(A run of records)
--------------------------------------------------

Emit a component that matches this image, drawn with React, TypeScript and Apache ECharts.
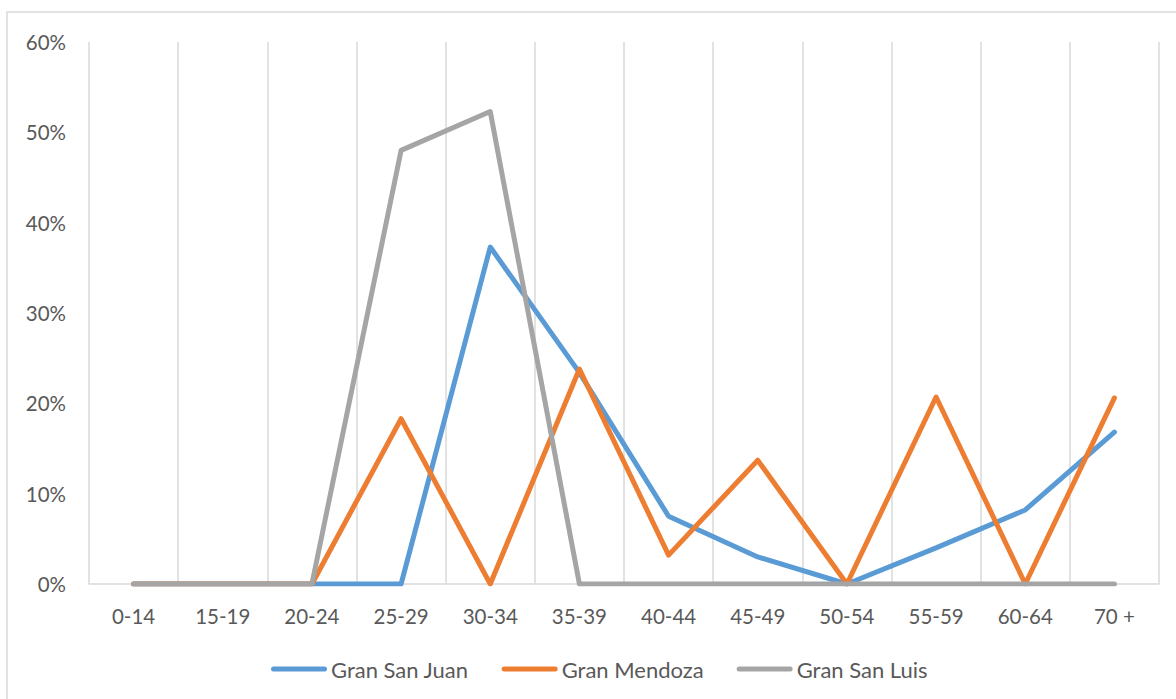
import React, { useEffect, useRef } from "react";
import * as echarts from "echarts";

const categories = ["0-14", "15-19", "20-24", "25-29", "30-34", "35-39", "40-44", "45-49", "50-54", "55-59", "60-64", "70 +"];
const sanJuan = [0, 0, 0, 0, 37.3, 23.4, 7.5, 3.0, 0, 4.0, 8.2, 16.8];
const mendoza = [0, 0, 0, 18.3, 0, 23.8, 3.2, 13.7, 0, 20.7, 0, 20.6];
const sanLuis = [0, 0, 0, 48.0, 52.3, 0, 0, 0, 0, 0, 0, 0];
const seriesNames = ["Gran San Juan", "Gran Mendoza", "Gran San Luis"];
const colors = ["#5B9BD5", "#ED7D31", "#A5A5A5"];

const FONT = "Lato, 'Open Sans', sans-serif";
const TEXT = "#595959";
const GRID = "#D9D9D9";

export default function App() {
  const ref = useRef<HTMLDivElement>(null);
  useEffect(() => {
    if (!ref.current) return;
    const chart = echarts.init(ref.current, undefined, { renderer: "svg" });
    const data = [sanJuan, mendoza, sanLuis];
    chart.setOption({
      animation: false,
      backgroundColor: "#ffffff",
      color: colors,
      graphic: [
        {
          type: "rect",
          shape: { x: 7, y: 12, width: 1300, height: 800 },
          style: { fill: "none", stroke: GRID, lineWidth: 1.5 },
          silent: true,
        },
      ],
      grid: { left: 89, right: 17, top: 42, bottom: 115 },
      legend: {
        left: 266,
        top: 653,
        itemWidth: 56,
        itemHeight: 5,
        itemGap: 33,
        icon: "path://M2.5,0 L53.5,0 A2.5,2.5 0 0 1 53.5,5 L2.5,5 A2.5,2.5 0 0 1 2.5,0 Z",
        textStyle: { color: TEXT, fontSize: 22, fontFamily: FONT, padding: [0, 0, 0, -1] },
        data: seriesNames,
      },
      xAxis: {
        type: "category",
        data: categories,
        boundaryGap: true,
        axisLine: { show: true, lineStyle: { color: GRID, width: 1.5 } },
        axisTick: { show: false },
        splitLine: { show: true, interval: 0, lineStyle: { color: GRID, width: 1.5 } },
        axisLabel: { color: TEXT, fontSize: 20.5, fontFamily: FONT, margin: 21, interval: 0 },
      },
      yAxis: {
        type: "value",
        min: 0,
        max: 60,
        interval: 10,
        axisLine: { show: false },
        axisTick: { show: false },
        splitLine: { show: false },
        axisLabel: { color: TEXT, fontSize: 20.5, fontFamily: FONT, margin: 23, formatter: "{value}%" },
      },
      series: seriesNames.map((name, i) => ({
        name,
        type: "line",
        data: data[i],
        symbol: "none",
        lineStyle: { width: 5, color: colors[i], cap: "round", join: "round" },
        itemStyle: { color: colors[i] },
      })),
    });
    return () => chart.dispose();
  }, []);
  return (
    <div
      ref={ref}
      style={{ position: "fixed", left: 0, top: 0, width: 1176, height: 699, background: "#fff" }}
    />
  );
}
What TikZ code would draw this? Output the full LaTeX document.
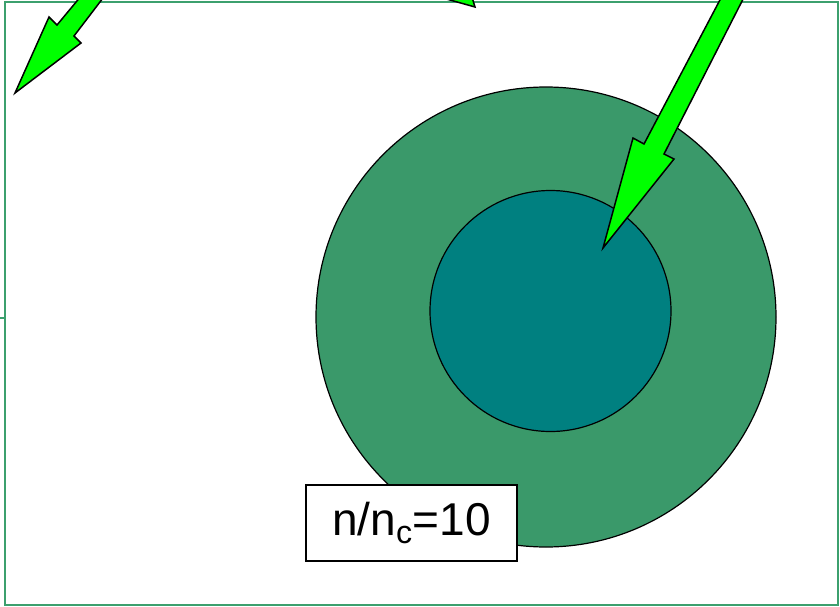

--------------------------------------------------

* _WHAT THE TASK ASKS_: Write down every line from the opening of the listing to the line with "import * as", both included, and nothing else; the pictures are omitted.

* _WORKED SOLUTION_:
Emit a component that matches this image, drawn with React, TypeScript and Apache ECharts.
import React, { useEffect, useRef } from "react";
import * as echarts from "echarts";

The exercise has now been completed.